What you have to do:
Pictures are not part of the copy. Retype the lines from the first one through the line that contains "minimum width=313pt, minimum".
[start]
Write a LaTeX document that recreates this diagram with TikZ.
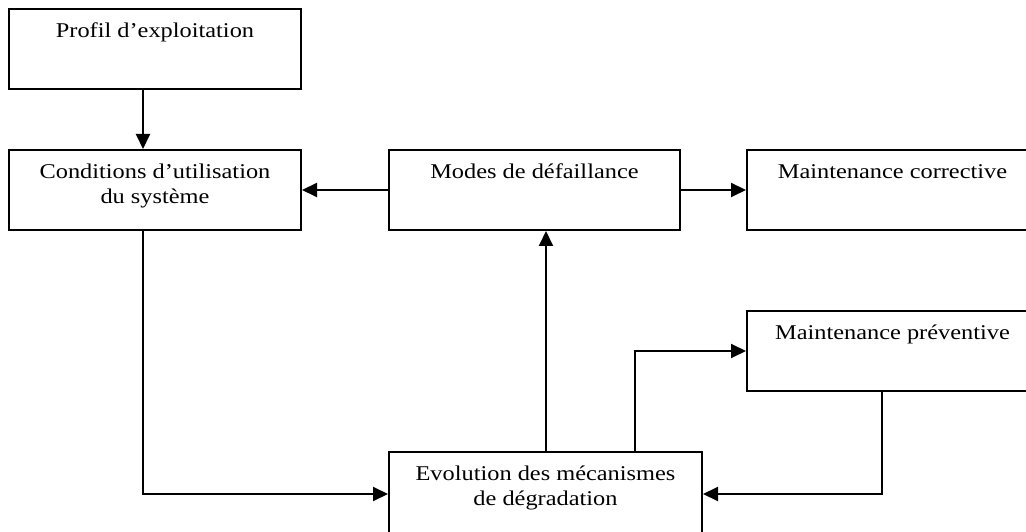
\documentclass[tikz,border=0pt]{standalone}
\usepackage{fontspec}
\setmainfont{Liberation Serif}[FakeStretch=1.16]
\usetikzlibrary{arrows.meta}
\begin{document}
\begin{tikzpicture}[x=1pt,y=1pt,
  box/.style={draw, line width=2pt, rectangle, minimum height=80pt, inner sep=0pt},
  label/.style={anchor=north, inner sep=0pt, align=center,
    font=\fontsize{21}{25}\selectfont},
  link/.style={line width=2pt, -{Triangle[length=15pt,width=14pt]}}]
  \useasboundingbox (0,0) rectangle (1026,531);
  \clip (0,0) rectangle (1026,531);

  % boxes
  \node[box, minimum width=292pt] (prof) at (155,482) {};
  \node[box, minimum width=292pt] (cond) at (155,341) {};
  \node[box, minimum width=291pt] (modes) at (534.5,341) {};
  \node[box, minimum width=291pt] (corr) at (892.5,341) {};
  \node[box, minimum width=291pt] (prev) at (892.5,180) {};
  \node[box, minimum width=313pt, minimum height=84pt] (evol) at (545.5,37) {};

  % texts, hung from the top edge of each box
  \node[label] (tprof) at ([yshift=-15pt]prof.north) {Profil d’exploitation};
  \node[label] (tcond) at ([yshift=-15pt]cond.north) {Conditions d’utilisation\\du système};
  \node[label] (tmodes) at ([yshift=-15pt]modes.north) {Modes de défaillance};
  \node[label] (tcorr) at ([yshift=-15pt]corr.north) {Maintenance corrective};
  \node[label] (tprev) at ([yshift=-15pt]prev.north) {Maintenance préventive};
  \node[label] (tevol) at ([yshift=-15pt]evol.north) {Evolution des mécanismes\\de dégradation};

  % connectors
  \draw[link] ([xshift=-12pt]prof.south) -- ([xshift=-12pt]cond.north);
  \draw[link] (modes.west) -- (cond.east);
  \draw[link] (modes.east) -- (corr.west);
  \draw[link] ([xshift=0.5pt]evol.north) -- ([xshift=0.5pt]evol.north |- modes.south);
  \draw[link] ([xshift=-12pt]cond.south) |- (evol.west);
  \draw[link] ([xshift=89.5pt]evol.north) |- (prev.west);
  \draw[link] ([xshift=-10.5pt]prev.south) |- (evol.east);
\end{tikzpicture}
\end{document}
[end]
Expected answer:
Write a LaTeX document that recreates this diagram with TikZ.
\documentclass[tikz,border=0pt]{standalone}
\usepackage{fontspec}
\setmainfont{Liberation Serif}[FakeStretch=1.16]
\usetikzlibrary{arrows.meta}
\begin{document}
\begin{tikzpicture}[x=1pt,y=1pt,
  box/.style={draw, line width=2pt, rectangle, minimum height=80pt, inner sep=0pt},
  label/.style={anchor=north, inner sep=0pt, align=center,
    font=\fontsize{21}{25}\selectfont},
  link/.style={line width=2pt, -{Triangle[length=15pt,width=14pt]}}]
  \useasboundingbox (0,0) rectangle (1026,531);
  \clip (0,0) rectangle (1026,531);

  % boxes
  \node[box, minimum width=292pt] (prof) at (155,482) {};
  \node[box, minimum width=292pt] (cond) at (155,341) {};
  \node[box, minimum width=291pt] (modes) at (534.5,341) {};
  \node[box, minimum width=291pt] (corr) at (892.5,341) {};
  \node[box, minimum width=291pt] (prev) at (892.5,180) {};
  \node[box, minimum width=313pt, minimum height=84pt] (evol) at (545.5,37) {};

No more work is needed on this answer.